Market snapshot: vaccine progress and Tesco repays Covid aid
November's optimism has spilled over into December in what is traditionally a strong period for stocks.
2nd December 2020 08:15
by Richard Hunter from interactive investor
November's optimism has spilled over into December in what is traditionally a strong period for stocks.
A raft of positive news has led to further investor optimism and a strong start to December.

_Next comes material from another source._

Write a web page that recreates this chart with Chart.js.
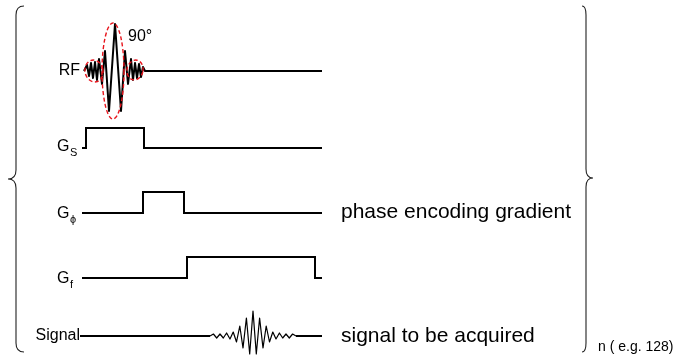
<!DOCTYPE html>
<html>
<head>
<meta charset="utf-8">
<script src="https://cdn.jsdelivr.net/npm/chart.js@4.4.0/dist/chart.umd.min.js"></script>
<style>
  html, body { margin: 0; padding: 0; background: #fff; }
  #seq { display: block; }
</style>
</head>
<body>
<canvas id="seq" width="681" height="358"></canvas>
<script>
// time axis (arbitrary units), amplitude axis: each row sits on its own baseline
const rowNames = ['RF', 'Gs', 'Gphi', 'Gf', 'Signal']
const rowBase = [287, 210, 145, 80, 22]

// RF: sinc pulse vertices, then flat
const rfTime = [2, 5, 7, 9, 11, 13, 15, 17, 20, 23, 27, 33, 39, 43, 46, 49, 51, 53, 55, 57, 59, 61, 63, 240]
const rfAmp = [0, 6, -5, 8, -7, 9, -9, 12, -13, 20, -40, 47, -40, 20, -13, 12, -9, 8, -7, 7, -6, 4, 0, 0]

// slice select gradient
const gsTime = [0, 4, 4, 62, 62, 240]
const gsAmp = [0, 0, 20, 20, 0, 0]

// phase encoding gradient
const gphiTime = [0, 61, 61, 102, 102, 240]
const gphiAmp = [0, 0, 21, 21, 0, 0]

// frequency encoding gradient
const gfTime = [0, 105, 105, 233, 233, 240]
const gfAmp = [0, 0, 21, 21, 0, 0]

// signal: baseline pieces and the echo
const sigLineTime = [-2, 128, null, 214, 240]
const echoTime = [128, 131.4, 134.7, 138, 141.3, 144.6, 148, 151.2, 154.5, 157.8, 161, 164.4, 167.7, 171, 174.3, 177.6, 181, 184.2, 187.5, 190.8, 194, 197.4, 200.7, 204, 207.3, 210.6, 214]
const echoAmp = [0, 2, -2, 2, -2, 3, -3, 4, -6, 10, -12, 18, -18, 25, -18, 18, -12, 10, -6, 4, -3, 3, -2, 2, -2, 2, 0]

const toPoints = (ts, as, base) => ts.map((t, i) => t === null ? { x: null, y: null } : { x: t, y: base + (as ? as[i] : 0) })

const waveStyle = {
    showLine: true,
    pointRadius: 0,
    borderColor: '#000',
    borderWidth: 2,
    borderJoinStyle: 'miter',
    tension: 0,
    spanGaps: false,
    fill: false
}

const datasets = [
    { ...waveStyle, label: rowNames[0], borderJoinStyle: 'round', data: toPoints(rfTime, rfAmp, rowBase[0]) },
    { ...waveStyle, label: rowNames[1], data: toPoints(gsTime, gsAmp, rowBase[1]) },
    { ...waveStyle, label: rowNames[2], data: toPoints(gphiTime, gphiAmp, rowBase[2]) },
    { ...waveStyle, label: rowNames[3], data: toPoints(gfTime, gfAmp, rowBase[3]) },
    { ...waveStyle, label: rowNames[4], data: toPoints(sigLineTime, null, rowBase[4]) },
    { ...waveStyle, label: 'echo', borderWidth: 1.2, borderJoinStyle: 'round', data: toPoints(echoTime, echoAmp, rowBase[4]) }
]

// red dashed outlines around the RF lobes: centre (t, v), half width, half height
const lobeMarks = [
    { t: 31, v: 287, w: 11, h: 48, rot: 0 },
    { t: 12, v: 287, w: 9, h: 11, rot: -0.2 },
    { t: 53, v: 288, w: 8, h: 10, rot: 0.2 }
]

const labels = [
    { text: 'RF', t: -2, v: 287, align: 'right', size: 16 },
    { text: '90°', t: 46, v: 321, align: 'left', size: 16 },
    { text: 'G', sub: 'S', t: -25, v: 211, align: 'left', size: 16 },
    { text: 'G', sub: 'ϕ', t: -25, v: 144, align: 'left', size: 16 },
    { text: 'G', sub: 'f', t: -25, v: 79, align: 'left', size: 16 },
    { text: 'Signal', t: -2, v: 22, align: 'right', size: 16 },
    { text: 'phase encoding gradient', t: 259, v: 146, align: 'left', size: 21 },
    { text: 'signal to be acquired', t: 259, v: 22, align: 'left', size: 21 },
    { text: 'n ( e.g. 128)', t: 516, v: 11, align: 'left', size: 14 }
]

// braces: x position, top/bottom/middle levels, which way the point faces
const braces = [
    { t: -66, top: 352, bottom: 6, mid: 179, dir: -1, hook: 8, tip: 8 },
    { t: 504, top: 352, bottom: 6, mid: 180, dir: 1, hook: 4, tip: 7 }
]

const decorations = {
    id: 'decorations',
    afterDatasetsDraw(chart) {
        const ctx = chart.ctx
        const sx = chart.scales.x
        const sy = chart.scales.y
        const px = t => sx.getPixelForValue(t)
        const py = v => sy.getPixelForValue(v)

        ctx.save()

        // lobe outlines
        ctx.strokeStyle = '#e8141c'
        ctx.lineWidth = 1.4
        ctx.setLineDash([4, 2.5])
        lobeMarks.forEach(m => {
            ctx.beginPath()
            ctx.ellipse(px(m.t), py(m.v), Math.abs(px(m.t + m.w) - px(m.t)), Math.abs(py(m.v + m.h) - py(m.v)), m.rot, 0, Math.PI * 2)
            ctx.stroke()
        })
        ctx.setLineDash([])

        // braces
        ctx.strokeStyle = '#222'
        ctx.lineWidth = 1.1
        braces.forEach(b => {
            const x0 = px(b.t)
            const top = py(b.top)
            const bot = py(b.bottom)
            const mid = py(b.mid)
            const r = 9
            ctx.beginPath()
            ctx.moveTo(x0 - b.dir * b.hook, top)
            ctx.quadraticCurveTo(x0, top, x0, top + r)
            ctx.lineTo(x0, mid - r)
            ctx.quadraticCurveTo(x0, mid, x0 + b.dir * b.tip, mid)
            ctx.quadraticCurveTo(x0, mid, x0, mid + r)
            ctx.lineTo(x0, bot - r)
            ctx.quadraticCurveTo(x0, bot, x0 - b.dir * b.hook, bot)
            ctx.stroke()
        })

        // text
        ctx.fillStyle = '#000'
        ctx.textBaseline = 'middle'
        labels.forEach(l => {
            ctx.font = l.size + 'px "Liberation Sans", Arial, sans-serif'
            ctx.textAlign = l.align
            const x = px(l.t)
            const y = py(l.v)
            ctx.fillText(l.text, x, y)
            if (l.sub) {
                const w = ctx.measureText(l.text).width
                ctx.font = '11px "Liberation Sans", Arial, sans-serif'
                ctx.textAlign = 'left'
                ctx.fillText(l.sub, x + w + 0.5, y + 6)
            }
        })

        ctx.restore()
    }
}

new Chart(document.getElementById('seq'), {
    type: 'scatter',
    data: { datasets: datasets },
    options: {
        responsive: false,
        animation: false,
        events: [],
        layout: { padding: 0 },
        plugins: {
            legend: { display: false },
            title: { display: false },
            tooltip: { enabled: false }
        },
        scales: {
            x: { type: 'linear', min: -82, max: 599, display: false },
            y: { type: 'linear', min: 0, max: 358, display: false }
        }
    },
    plugins: [decorations]
})
</script>
</body>
</html>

In the US, talks of a much anticipated fiscal stimulus package appear to be back on the table at a time when the economy is still stuttering under the effects of the pandemic. Hopes for a further injection aimed at accelerating the recovery tempted back the bulls. M&A activity also provided a further boost as a $28 billion deal between Salesforce.com (NYSE:CRM) and Slack Technologies (NYSE:WORK) followed hot on the heels of the $44 billion S&P Global/IHS Markit acquisition announced the previous day.

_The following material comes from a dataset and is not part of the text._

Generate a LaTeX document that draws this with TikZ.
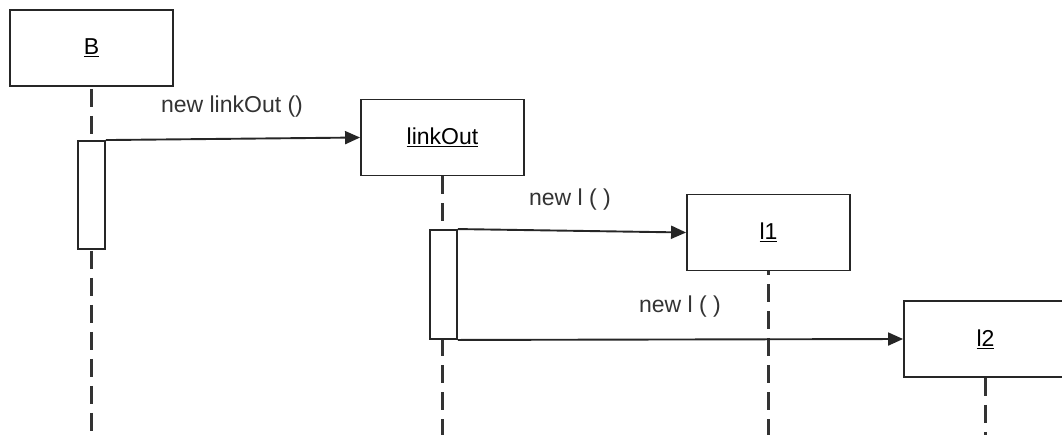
\documentclass[tikz,border=0pt]{standalone}
\usepackage{fontspec}
\setmainfont{Liberation Sans}
\usetikzlibrary{arrows.meta,backgrounds}
\begin{document}
\begin{tikzpicture}[x=1pt,y=-1pt,
  obj/.style={draw=black!85,line width=1.9pt,fill=white,minimum width=163pt,minimum height=76pt,inner sep=0pt,font=\fontsize{23}{27}\selectfont},
  act/.style={draw=black!85,line width=1.9pt,fill=white,minimum width=27pt,inner sep=0pt},
  life/.style={draw=black!80,line width=2.4pt,dash pattern=on 18pt off 9pt},
  msg/.style={draw=black!85,line width=1.9pt,-{Triangle[length=15pt,width=13pt]}},
  lbl/.style={font=\fontsize{23}{27}\selectfont,text=black!80,inner sep=0pt}]
\clip (0,0) rectangle (1062,434);
% objects
\node[obj] (B) at (91.5,48) {\underline{B}};
\node[obj] (linkOut) at (442.5,137.5) {\underline{linkOut}};
\node[obj] (l1) at (768.5,232.5) {\underline{l1}};
\node[obj] (l2) at (985.5,339) {\underline{l2}};
% activations
\node[act,minimum height=108pt] (actB) at (91.5,195) {};
\node[act,minimum height=109pt] (actL) at (443.5,284.5) {};
% lifeline ends
\coordinate (Bend) at (91.5,440);
\coordinate (Lend) at (442.5,440);
\coordinate (l1end) at (768.5,440);
\coordinate (l2end) at (985.5,440);
\begin{scope}[on background layer]
\fill[white] (0,0) rectangle (1062,434);
\draw[life,dash phase=25pt] (B.south) -- (Bend);
\draw[life] (linkOut.south) -- (Lend);
\draw[life,dash phase=14pt] (l1.south) -- (l1end);
\draw[life] (l2.south) -- (l2end);
\end{scope}
% messages
\draw[msg] (actB.north east) -- (linkOut.west);
\draw[msg] (actL.north east) -- (l1.west);
\draw[msg] (actL.south east) -- (l2.west);
% labels
\node[lbl] (m1) at (232,107) {new linkOut ()};
\node[lbl] (m2) at (570,200) {new l ( )};
\node[lbl] (m3) at (680,307) {new l ( )};
\end{tikzpicture}
\end{document}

More broadly, there was also progress on the Covid-19 vaccine, with both Pfizer (NYSE:PFE) and its German partner BioNTech (NASDAQ:BNTX) as well as Moderna (NASDAQ:MRNA) confirming that emergency approval had been sought in Europe. Indeed, this has now been granted for the Pfizer/BioNTech vaccine in the UK, with a targeted roll out potentially beginning as early as next week.
These combined fillips to sentiment drove both the S&P 500 and the Nasdaq to record closing highs, with the indices now having risen by 13.3% and 37.6% respectively in the year to date, and with the Dow Jones not far behind, and ahead by 4.5% in 2020.
In addition to the vaccine developments, the FTSE 100 was also buoyed by some comforting factory activity and confidence data, even though it appears that Brexit negotiations are going to the wire.
The FTSE remains down by 15.3% in the year to date, but the positive November momentum which spilled over to the first trading day of December is a possible sign of a turn in the tide of sentiment towards the UK’s flagship index.
Tesco (LSE:TSCO) provided a somewhat surprising announcement that it would be returning the £585 million of business rates relief which it has received to date, despite incurring estimated Covid-19 related costs of £725 million thus far. This action may also throw down the gauntlet to some of its blue chip rivals, resulting in some other companies potentially following suit.